Lenders will check the past two years of Profit-and-Loss Statements, plus the year-to-date one. They'll examine the current Rent Roll and will inspect the exterior and interior of the property. (At first it's just a visual inspection. If they decide to get serious with the deal, they'll send out their own property inspector.)
The great thing about commercial real estate is that much the lending decision rests on the merits of the property and not on your own financial statement. In addition, they'll want a schedule of real estate owned, and will check your credit history.
The next step will be for the lender to send you a Term Sheet. This is between 5 and 30 pages long, explaining the terms of the deal. It indicates whether the deal is Recourse or Non-recourse. Recourse means you are personally liable for the debt, and non-recourse means you are not. The tradeoff is that non-recourse financing often comes with burdensome prepayment penalties. That's okay if you plan to hold the deal for an extended period.
Tip: Investors usually don't realize that the Term Sheet is negotiable. Even though it comes printed on official letterhead, you don't have to take what they give you.
If your deal is good enough (where did we see that point before?), there will be other lenders who would LOVE to do business with you. If there is something in the Term Sheet that you would like to change, call the lender and start negotiating.
If you're not comfortable negotiating the first time out, then have your attorney do it and listen in on the call. Attorneys who specialize in real estate are well-versed in negotiating Term Sheets.
One key negotiating point is the amount of money that the lender will require up front to start the process.
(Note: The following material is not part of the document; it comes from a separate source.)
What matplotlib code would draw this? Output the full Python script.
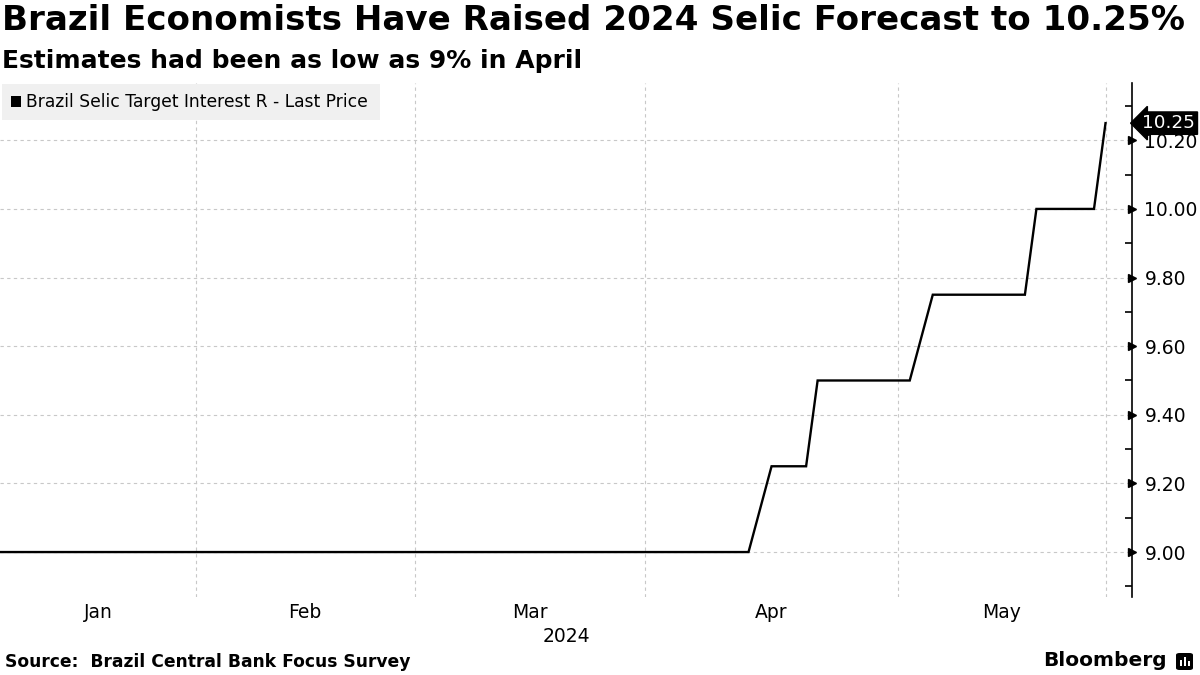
import matplotlib
matplotlib.use("Agg")
import matplotlib.pyplot as plt
from matplotlib.patches import FancyBboxPatch, Rectangle
import numpy as np

# corner points of the step series (value changes)
dates = ["2024-01-09", "2024-04-12", "2024-04-16", "2024-04-19", "2024-04-22",
         "2024-05-03", "2024-05-07", "2024-05-17", "2024-05-20", "2024-05-27",
         "2024-05-28"]
rates = [9.00, 9.00, 9.25, 9.25, 9.50, 9.50, 9.75, 9.75, 10.00, 10.00, 10.25]

# Brazil market holidays in the window (x axis is business days)
holidays = ["2024-01-01", "2024-02-12", "2024-02-13", "2024-03-29",
            "2024-05-01", "2024-05-30"]

months = ["Jan", "Feb", "Mar", "Apr", "May"]
month_starts = ["2024-01-01", "2024-02-01", "2024-03-01", "2024-04-01", "2024-05-01"]
yticks = [9.00, 9.20, 9.40, 9.60, 9.80, 10.00, 10.20]

title = "Brazil Economists Have Raised 2024 Selic Forecast to 10.25%"
subtitle = "Estimates had been as low as 9% in April"
series_name = "Brazil Selic Target Interest R - Last Price"
source = "Source:  Brazil Central Bank Focus Survey"

start = dates[0]
x = np.busday_count(start, dates, holidays=holidays)
first_bd = np.busday_offset(month_starts, 0, roll="forward", holidays=holidays)
bounds = np.maximum(np.busday_count(start, first_bd, holidays=holidays), 0)
bounds = list(bounds) + [int(x[-1])]

fig = plt.figure(figsize=(12, 6.75), dpi=100)
ax = fig.add_axes([0.0, 1 - 597 / 675, 1132 / 1200, (597 - 83) / 675])

grid_kw = dict(color="#c8c8c8", lw=0.8, ls=(0, (3, 3)), zorder=1)
for v in yticks:
    ax.axhline(v, **grid_kw)
for b in bounds[1:]:
    ax.axvline(b, **grid_kw)

ax.plot(x, rates, color="black", lw=1.7, solid_joinstyle="miter", zorder=3)

ax.set_xlim(0, 98.3)
ax.set_ylim(8.869, 10.367)

for s in ["top", "left", "bottom"]:
    ax.spines[s].set_visible(False)
ax.spines["right"].set_linewidth(1.2)

ax.yaxis.tick_right()
ax.set_yticks(yticks)
ax.set_yticklabels([f"{v:.2f}" for v in yticks])
ax.set_yticks(np.arange(8.9, 10.35, 0.1), minor=True)
ax.tick_params(axis="y", which="major", length=0, pad=9, labelsize=13.5)
ax.tick_params(axis="y", which="minor", direction="in", length=5, width=1.2)
ax.plot([1.0] * len(yticks), yticks, ls="none", marker=">", ms=5.5, color="black",
        transform=ax.get_yaxis_transform(), clip_on=False, zorder=5)

ax.set_xticks([])
for name, a, b in zip(months, bounds[:-1], bounds[1:]):
    ax.text((a + b) / 2, -0.012, name, transform=ax.get_xaxis_transform(),
            ha="center", va="top", fontsize=13.5)
ax.text(0.5, -0.058, "2024", transform=ax.transAxes, ha="center", va="top",
        fontsize=13.5)

# last value tag
tag_y = rates[-1]
ax.annotate(f"{tag_y:.2f}", xy=(1.0, tag_y), xycoords=ax.get_yaxis_transform(),
            xytext=(7.5, 0), textcoords="offset points", ha="left", va="center",
            color="white", fontsize=13.2, zorder=6,
            bbox=dict(boxstyle="larrow,pad=0.12", fc="black", ec="black"))

# legend
fig.patches.append(Rectangle((0.0015, 1 - 120 / 675), 378 / 1200, 36 / 675,
                             transform=fig.transFigure, fc="#f0f0f0", ec="none"))
fig.patches.append(Rectangle((11 / 1200, 1 - 107 / 675), 10 / 1200, 11 / 675,
                             transform=fig.transFigure, fc="black", ec="none"))
fig.text(26 / 1200, 1 - 102 / 675, series_name, fontsize=12.3, va="center", ha="left")

fig.text(0.002, 1 - 21 / 675, title, fontsize=24.6, fontweight="bold",
         va="center", ha="left")
fig.text(0.002, 1 - 61 / 675, subtitle, fontsize=18, fontweight="bold",
         va="center", ha="left")
fig.text(5 / 1200, 1 - 662 / 675, source, fontsize=12.3, fontweight="bold",
         va="center", ha="left")
fig.text(1167 / 1200, 1 - 661 / 675, "Bloomberg", fontsize=14.5, fontweight="bold",
         va="center", ha="right")

# small logo mark
fig.patches.append(FancyBboxPatch((1176 / 1200, 1 - 670 / 675), 17 / 1200, 17 / 675,
                                  boxstyle="round,pad=0,rounding_size=0.003",
                                  transform=fig.transFigure, fc="black", ec="none"))
for dx, h in [(4, 6), (8, 9), (12, 5)]:
    fig.patches.append(Rectangle(((1176 + dx) / 1200, 1 - 666 / 675), 2 / 1200, h / 675,
                                 transform=fig.transFigure, fc="white", ec="none"))

fig.savefig("out.png", dpi=100)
It is likely to be between $7,000 and $25,000. For example, one lender wanted $95,000 from a client of mine and he got it down to $9,000. Part of this up-front money is for the costs that lenders incur at this stage. These include reports from the third parties who are doing the appraisal, the environmental study/ies and the property inspection. Make sure the lender orders the appraisal.
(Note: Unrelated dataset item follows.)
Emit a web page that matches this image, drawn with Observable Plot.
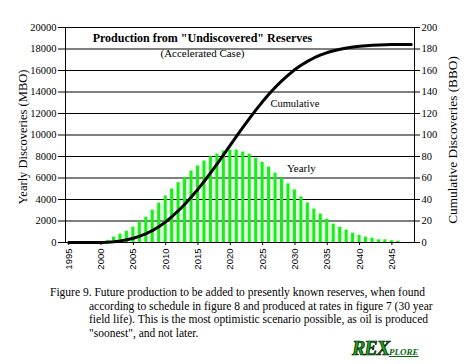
<!DOCTYPE html>
<html><head><meta charset="utf-8">
<script src="https://cdn.jsdelivr.net/npm/d3@7"></script>
<script src="https://cdn.jsdelivr.net/npm/@observablehq/plot@0.6"></script>
<style>
html,body{margin:0;padding:0;background:#fff;}
#wrap{position:relative;width:470px;height:364px;overflow:hidden;font-family:"Times New Roman","Liberation Serif","DejaVu Serif",serif;color:#000;}
#chart svg{display:block;}
#chart svg text{font-family:"Times New Roman","Liberation Serif","DejaVu Serif",serif !important;}
#chart svg .xax text{font-family:Arial,"Liberation Sans","DejaVu Sans",sans-serif !important;}
#caption{position:absolute;left:0;top:286px;font-size:11.5px;line-height:13.5px;white-space:nowrap;}
#caption div{padding-left:89px;}
#caption div.first{padding-left:50px;}
#logo{position:absolute;left:352px;top:337px;white-space:nowrap;font-style:italic;font-weight:bold;}
#logo .big{font-size:20px;color:#10b010;-webkit-text-stroke:0.7px #000;letter-spacing:-1px;}
#logo .small{font-size:9px;color:#0a6a0a;text-decoration:underline;}
</style></head><body>
<div id="wrap">
  <div id="chart"></div>
  <div id="caption"></div>
  <div id="logo"><span class="big">REX</span><span class="small">PLORE</span></div>
</div>
<script>
const years = [1995,1996,1997,1998,1999,2000,2001,2002,2003,2004,2005,2006,2007,2008,2009,2010,2011,2012,2013,2014,2015,2016,2017,2018,2019,2020,2021,2022,2023,2024,2025,2026,2027,2028,2029,2030,2031,2032,2033,2034,2035,2036,2037,2038,2039,2040,2041,2042,2043,2044,2045,2046,2047,2048];
// Yearly discoveries (MBO), left axis
const yearly = [0,0,0,0,0,0,200,500,780,1050,1430,1930,2360,3010,3660,4330,4970,5560,6060,6650,7110,7580,7980,8230,8510,8600,8600,8410,8220,7850,7470,7010,6450,5980,5450,4890,4240,3680,3110,2640,2170,1710,1420,1150,870,670,500,400,250,250,170,120,0,0];
// Cumulative discoveries (BBO), right axis
const cumulative = [0,0,0,0,0,0,0.2,0.7,1.5,2.5,4.0,5.9,8.3,11.3,14.9,19.2,24.2,29.8,35.8,42.5,49.6,57.2,65.2,73.4,81.9,90.5,99.1,107.5,115.7,123.6,131.1,138.1,144.6,150.6,156.0,160.9,165.1,168.7,171.9,174.5,176.7,178.4,179.8,181.0,181.8,182.5,183.0,183.4,183.7,183.9,184.1,184.2,184.2,184.2];
const leftTicks = [0,2000,4000,6000,8000,10000,12000,14000,16000,18000,20000];
const rightTicks = [0,20,40,60,80,100,120,140,160,180,200];
const xTicks = [1995,2000,2005,2010,2015,2020,2025,2030,2035,2040,2045];
const title = "Production from \"Undiscovered\" Reserves";
const subtitle = "(Accelerated Case)";
const leftLabel = "Yearly Discoveries (MBO)";
const rightLabel = "Cumulative Discoveries (BBO)";
const captionLines = [
  "Figure 9. Future production to be added to presently known reserves, when found",
  "according to schedule in figure 8 and produced at rates in figure 7 (30 year",
  "field life). This is the most optimistic scenario possible, as oil is produced",
  "\"soonest\", and not later."
];

const serif = "'Times New Roman','Liberation Serif','DejaVu Serif',serif";
const ratio = 20000 / 200; // right axis mapped onto left scale
const rows = years.map((y, i) => ({year: y, yearly: yearly[i], cum: cumulative[i]}));

const chart = Plot.plot({
  width: 470,
  height: 276,
  marginLeft: 65,
  marginRight: 56,
  marginTop: 27,
  marginBottom: 34,
  style: {fontFamily: serif, fontSize: "10.5px", color: "#000", background: "#fff", overflow: "visible"},
  x: {type: "band", domain: years, paddingInner: 0.53, paddingOuter: 0.265, align: 0.5, round: false},
  y: {domain: [0, 20000]},
  marks: [
    Plot.gridY(leftTicks, {stroke: "#000", strokeOpacity: 1, strokeWidth: 1}),
    Plot.barY(rows, {x: "year", y: "yearly", fill: "#00ff00"}),
    Plot.frame({stroke: "#000", strokeWidth: 1}),
    Plot.line(rows, {x: "year", y: d => d.cum * ratio, stroke: "#000", strokeWidth: 3, curve: "linear"}),
    Plot.axisY(leftTicks, {anchor: "left", tickSize: 7, tickPadding: 2, label: null, tickFormat: d => String(d), fontSize: 10.5}),
    Plot.axisY(rightTicks.map(d => d * ratio), {anchor: "right", tickSize: 5, tickPadding: 2, label: null, tickFormat: d => String(d / ratio), fontSize: 10.5}),
    Plot.axisX(xTicks, {anchor: "bottom", tickSize: 3, tickPadding: 3, tickRotate: -90, label: null, tickFormat: d => String(d), fontSize: 9.5, className: "xax"}),
    Plot.text([title], {x: [2016], y: [19000], text: d => d, fontWeight: "bold", fontSize: 12, textAnchor: "middle", dx: -2}),
    Plot.text([subtitle], {x: [2016], y: [17550], text: d => d, fontSize: 11, textAnchor: "middle", dx: -2}),
    Plot.text(["Cumulative"], {x: [2030], y: [12950], text: d => d, fontSize: 10.5, textAnchor: "middle"}),
    Plot.text(["Yearly"], {x: [2031], y: [6900], text: d => d, fontSize: 11, textAnchor: "middle"}),
    Plot.text([leftLabel], {frameAnchor: "left", text: d => d, rotate: -90, dx: -43, dy: 2, fontSize: 12.5, textAnchor: "middle"}),
    Plot.text([rightLabel], {frameAnchor: "right", text: d => d, rotate: -90, dx: 38, dy: 5, fontSize: 13.3, textAnchor: "middle"})
  ]
});
document.getElementById("chart").appendChild(chart);

const cap = document.getElementById("caption");
captionLines.forEach((t, i) => {
  const div = document.createElement("div");
  if (i === 0) div.className = "first";
  div.textContent = t;
  cap.appendChild(div);
});
</script>
</body></html>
The lender will not start the process until the initial fee is paid and a copy of the Purchase and Sale (P&S) Agreement, signed by both parties, is submitted. Why? Because it's not a deal until both parties sign the P&S Agreement.
Someone at the lender's office now gathers up all these reports from you and the lender's own experts, and sends a package to the lender's underwriting unit. That's where they decide whether to do your deal or not.
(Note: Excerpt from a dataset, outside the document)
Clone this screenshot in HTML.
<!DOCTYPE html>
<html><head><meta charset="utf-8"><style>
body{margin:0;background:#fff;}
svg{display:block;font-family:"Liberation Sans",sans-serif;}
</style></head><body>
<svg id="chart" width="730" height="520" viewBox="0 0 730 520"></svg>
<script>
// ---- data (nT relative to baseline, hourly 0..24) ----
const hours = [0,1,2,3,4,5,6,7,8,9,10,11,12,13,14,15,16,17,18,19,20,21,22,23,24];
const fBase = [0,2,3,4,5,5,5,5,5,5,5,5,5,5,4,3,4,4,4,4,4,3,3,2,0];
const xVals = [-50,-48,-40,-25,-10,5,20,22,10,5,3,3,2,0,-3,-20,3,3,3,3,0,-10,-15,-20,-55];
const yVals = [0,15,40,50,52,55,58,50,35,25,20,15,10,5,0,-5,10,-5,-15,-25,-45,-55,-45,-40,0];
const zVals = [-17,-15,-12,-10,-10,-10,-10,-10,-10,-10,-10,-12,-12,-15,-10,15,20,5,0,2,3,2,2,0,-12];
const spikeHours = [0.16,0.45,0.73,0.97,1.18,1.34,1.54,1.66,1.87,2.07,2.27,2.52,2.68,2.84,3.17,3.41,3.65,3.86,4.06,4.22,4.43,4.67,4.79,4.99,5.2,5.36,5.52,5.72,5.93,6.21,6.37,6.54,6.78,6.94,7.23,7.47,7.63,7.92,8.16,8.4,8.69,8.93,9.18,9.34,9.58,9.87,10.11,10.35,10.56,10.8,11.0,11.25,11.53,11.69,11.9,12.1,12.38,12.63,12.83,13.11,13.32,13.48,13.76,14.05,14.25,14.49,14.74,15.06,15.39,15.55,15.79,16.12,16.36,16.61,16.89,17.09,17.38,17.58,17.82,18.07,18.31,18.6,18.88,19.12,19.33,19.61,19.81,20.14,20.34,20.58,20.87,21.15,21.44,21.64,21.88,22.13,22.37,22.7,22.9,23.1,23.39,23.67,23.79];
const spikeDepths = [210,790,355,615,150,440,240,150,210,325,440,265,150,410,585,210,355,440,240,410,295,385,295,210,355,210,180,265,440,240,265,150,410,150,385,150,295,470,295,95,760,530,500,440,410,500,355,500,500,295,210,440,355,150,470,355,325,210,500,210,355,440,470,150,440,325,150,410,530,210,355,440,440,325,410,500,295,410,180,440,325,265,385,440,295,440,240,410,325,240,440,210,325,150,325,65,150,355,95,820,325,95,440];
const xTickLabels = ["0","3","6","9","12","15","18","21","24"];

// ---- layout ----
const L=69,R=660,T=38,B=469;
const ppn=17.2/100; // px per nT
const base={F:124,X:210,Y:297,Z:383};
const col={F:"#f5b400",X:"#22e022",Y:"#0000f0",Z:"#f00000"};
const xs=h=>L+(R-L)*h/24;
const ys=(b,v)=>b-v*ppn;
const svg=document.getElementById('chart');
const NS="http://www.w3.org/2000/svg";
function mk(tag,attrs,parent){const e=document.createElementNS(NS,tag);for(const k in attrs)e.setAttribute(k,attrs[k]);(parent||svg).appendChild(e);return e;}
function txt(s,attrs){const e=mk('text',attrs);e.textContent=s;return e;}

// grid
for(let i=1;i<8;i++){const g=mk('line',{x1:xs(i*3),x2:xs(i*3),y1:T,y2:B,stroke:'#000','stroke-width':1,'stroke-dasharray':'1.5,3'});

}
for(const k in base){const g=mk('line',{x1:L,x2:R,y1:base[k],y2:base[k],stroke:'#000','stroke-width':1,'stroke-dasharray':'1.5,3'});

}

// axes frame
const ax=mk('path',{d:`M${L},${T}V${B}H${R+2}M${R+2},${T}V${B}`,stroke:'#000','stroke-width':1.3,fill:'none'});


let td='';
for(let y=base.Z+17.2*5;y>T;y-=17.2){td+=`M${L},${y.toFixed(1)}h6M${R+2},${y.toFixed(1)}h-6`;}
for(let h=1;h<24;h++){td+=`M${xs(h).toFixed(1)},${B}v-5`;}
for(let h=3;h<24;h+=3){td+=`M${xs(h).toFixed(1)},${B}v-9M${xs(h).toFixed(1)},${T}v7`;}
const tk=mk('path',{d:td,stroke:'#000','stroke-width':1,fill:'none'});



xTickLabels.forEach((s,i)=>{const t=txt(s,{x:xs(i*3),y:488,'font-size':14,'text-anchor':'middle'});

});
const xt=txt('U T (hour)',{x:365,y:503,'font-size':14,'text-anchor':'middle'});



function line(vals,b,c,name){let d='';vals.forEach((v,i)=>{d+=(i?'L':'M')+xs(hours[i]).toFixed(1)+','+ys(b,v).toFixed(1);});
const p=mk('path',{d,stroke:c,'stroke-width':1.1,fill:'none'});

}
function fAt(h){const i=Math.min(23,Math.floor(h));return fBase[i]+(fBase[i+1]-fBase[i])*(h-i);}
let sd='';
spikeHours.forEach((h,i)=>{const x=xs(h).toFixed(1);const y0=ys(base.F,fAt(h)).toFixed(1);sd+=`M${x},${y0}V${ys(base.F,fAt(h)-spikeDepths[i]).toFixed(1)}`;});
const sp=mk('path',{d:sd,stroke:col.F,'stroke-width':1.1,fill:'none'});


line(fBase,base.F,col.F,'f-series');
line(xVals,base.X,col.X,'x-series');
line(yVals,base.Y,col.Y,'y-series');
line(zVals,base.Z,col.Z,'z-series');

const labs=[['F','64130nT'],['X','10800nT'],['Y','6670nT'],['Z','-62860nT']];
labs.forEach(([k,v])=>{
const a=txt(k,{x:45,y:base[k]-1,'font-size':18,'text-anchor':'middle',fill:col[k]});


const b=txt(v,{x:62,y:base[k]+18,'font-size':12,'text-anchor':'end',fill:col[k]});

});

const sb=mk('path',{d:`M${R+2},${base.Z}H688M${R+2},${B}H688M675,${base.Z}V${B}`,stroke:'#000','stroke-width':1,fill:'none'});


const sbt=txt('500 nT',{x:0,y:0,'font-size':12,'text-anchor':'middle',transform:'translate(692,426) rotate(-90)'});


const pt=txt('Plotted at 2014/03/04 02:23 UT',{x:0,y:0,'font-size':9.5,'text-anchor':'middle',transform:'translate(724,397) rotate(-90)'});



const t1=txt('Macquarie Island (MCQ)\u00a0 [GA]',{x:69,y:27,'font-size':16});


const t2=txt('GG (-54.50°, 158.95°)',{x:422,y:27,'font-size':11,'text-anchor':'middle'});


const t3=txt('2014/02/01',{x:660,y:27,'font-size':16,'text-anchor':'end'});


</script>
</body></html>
It is at this stage that you can improve your chances immensely.
How? By creating your presentation to the underwriter. Of course you will not be in the room when your deal is formally discussed, nor are you likely to meet the underwriter, that's all the more reason to prepare a package that can be in the room, and can do all the talking for you.
The reason behind this is to present your deal in such a way that it answers every question that might be on the underwriter's mind, even before it is asked.
You do this by presenting an overwhelming amount of information about yourself and the deal.